Case Study

Jan 25, 2022

Steering a Rebounding Senior Living Industry

Click for PDF

COVID-19 will have long-term impacts on the senior living industry, from safety and protocols to locations, facility construction, and staffing needs. While some operators and owners struggled with these challenges, others saw it as an opportunity to align their long-term approaches and create stronger performing assets to meet the continued demand from the growing number of aging Americans. As 2021 stabilized, there was a lot of movement in the senior living industry as groups merged or partnered up in some cases consolidating portfolios and in others to swoop in and acquire large portfolios from players exiting the market. Moreover, with COVID and staffing shortages impacting profits, and the looming threat of rising interest rates, many borrowers were eager to take advantage of low interest rates and refinance their portfolios through Bridge-to-HUD financings or HUD insured financings.

Solution

The demand for senior living assets resulted in a highly competitive environment, with tighter deal timeframes and larger, more complex portfolio transactions. The approach to deals was also more intricate, many via joint ventures or through funds, and involving multitiered financing structures including mortgage, mezzanine, accounts receivable, intercompany, and seller financing layers.

Seyfarth delivered a deep bench of real estate, finance, and health care attorneys to support these deals, as well as corporate attorneys to create tax-efficient structures and advise on the corporate financing aspects of these transactions. Since many of the deals involved multiple properties, borrowers, and states, we also leveraged our Due Diligence Hub and technology platform to deliver cost-effective solutions for clients.

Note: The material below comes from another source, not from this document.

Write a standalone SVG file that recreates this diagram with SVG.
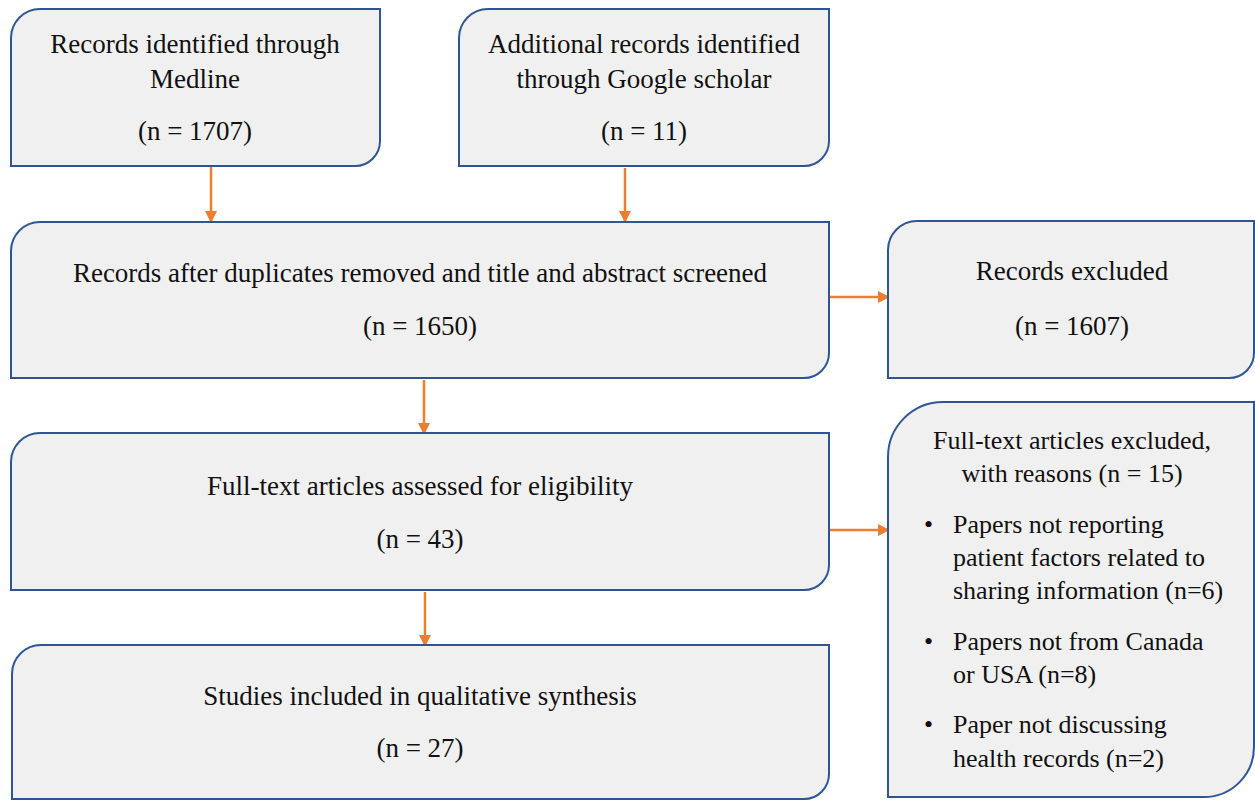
<svg xmlns="http://www.w3.org/2000/svg" width="1255" height="800" viewBox="0 0 1255 800">
<style>
.box{fill:#f0f0f0;stroke:#2f5597;stroke-width:2}
.t{font-family:"Liberation Serif","Times New Roman",serif;font-size:27px;fill:#111}
.s{font-size:26px}
.c{text-anchor:middle}
.arr{stroke:#ed7d31;stroke-width:2.5;fill:none;marker-end:url(#ah)}
</style>
<defs>
<marker id="ah" markerWidth="12" markerHeight="12" refX="10" refY="6" orient="auto" markerUnits="userSpaceOnUse">
<path d="M0,0 L12,6 L0,12 Z" fill="#ed7d31"/>
</marker>
</defs>
<rect width="1255" height="800" fill="#ffffff"/>
<g id="connectors">
<line class="arr" x1="211" y1="167" x2="211" y2="221"/>
<line class="arr" x1="625" y1="168" x2="625" y2="221"/>
<line class="arr" x1="830" y1="297" x2="888" y2="297"/>
<line class="arr" x1="424" y1="380" x2="424" y2="433"/>
<line class="arr" x1="425" y1="592" x2="425" y2="645"/>
<line class="arr" x1="830" y1="530" x2="888" y2="530"/>
</g>
<g id="medline">
<path class="box" d="M11,38 A29,29 0 0 1 40,9 H380 V141 A25,25 0 0 1 355,166 H11 Z"/>
<text class="t c" x="195" y="53">Records identified through</text>
<text class="t c" x="195" y="88">Medline</text>
<text class="t c" x="195" y="140">(n = 1707)</text>
</g>
<g id="google">
<path class="box" d="M459,38 A29,29 0 0 1 488,9 H829 V141 A25,25 0 0 1 804,166 H459 Z"/>
<text class="t c" x="644" y="53">Additional records identified</text>
<text class="t c" x="644" y="88">through Google scholar</text>
<text class="t c" x="644" y="140">(n = 11)</text>
</g>
<g id="screened">
<path class="box" d="M11,251 A29,29 0 0 1 40,222 H829 V353 A25,25 0 0 1 804,378 H11 Z"/>
<text class="t c" x="420" y="282">Records after duplicates removed and title and abstract screened</text>
<text class="t c" x="420" y="335">(n = 1650)</text>
</g>
<g id="excluded">
<path class="box" d="M888,250 A29,29 0 0 1 917,221 H1254 V353 A25,25 0 0 1 1229,378 H888 Z"/>
<text class="t c" x="1072" y="280">Records excluded</text>
<text class="t c" x="1072" y="335">(n = 1607)</text>
</g>
<g id="fulltext">
<path class="box" d="M11,462 A29,29 0 0 1 40,433 H829 V565 A25,25 0 0 1 804,590 H11 Z"/>
<text class="t c" x="420" y="495">Full-text articles assessed for eligibility</text>
<text class="t c" x="420" y="548">(n = 43)</text>
</g>
<g id="included">
<path class="box" d="M12,674 A29,29 0 0 1 41,645 H829 V774 A25,25 0 0 1 804,799 H12 Z"/>
<text class="t c" x="420" y="705">Studies included in qualitative synthesis</text>
<text class="t c" x="420" y="757">(n = 27)</text>
</g>
<g id="fulltext-excluded">
<path class="box" d="M888,457 A55,55 0 0 1 943,402 H1254 V747 A50,50 0 0 1 1204,797 H888 Z"/>
<text class="t s c" x="1072" y="449">Full-text articles excluded,</text>
<text class="t s c" x="1072" y="482">with reasons (n = 15)</text>
<text class="t s" x="924" y="533">•</text>
<text class="t s" x="953" y="533">Papers not reporting</text>
<text class="t s" x="953" y="566">patient factors related to</text>
<text class="t s" x="953" y="599">sharing information (n=6)</text>
<text class="t s" x="924" y="650">•</text>
<text class="t s" x="953" y="650">Papers not from Canada</text>
<text class="t s" x="953" y="683">or USA (n=8)</text>
<text class="t s" x="924" y="733">•</text>
<text class="t s" x="953" y="733">Paper not discussing</text>
<text class="t s" x="953" y="767">health records (n=2)</text>
</g>
</svg>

In an environment in constant flux due to COVID-19, clients also relied heavily on our Labor & Employment team to address concerns related to staffing shortages, vaccine rollouts, and other issues.

Result

We represented a leading provider of full-service financing solutions for multifamily properties and health care facilities in various transactions aggregating more than $2.5 billion during the past year, including a complex $655 million senior loan and a $45 million mezzanine loan secured by 39 skilled nursing facilities, and a $317.5 million loan transaction consisting of two loans, secured by both an 18 skilled nursing facility portfolio and a two skilled nursing facility portfolio.

Seyfarth closed more than $100 million for borrowers who refinanced their existing mortgage loan with a HUD-insured loan and another $100 million in modifications on existing HUD debt, for skilled nursing facilities across the US including Kentucky, Maryland, Ohio, and Pennsylvania.

Seyfarth represented a real estate private equity firm in various mezzanine financing transactions, including a $255 million senior loan and a $69 million mezzanine loan secured by 21 skilled nursing facilities and a $34 million senior loan, and a $9 million mezzanine loan secured by three skilled nursing facilities.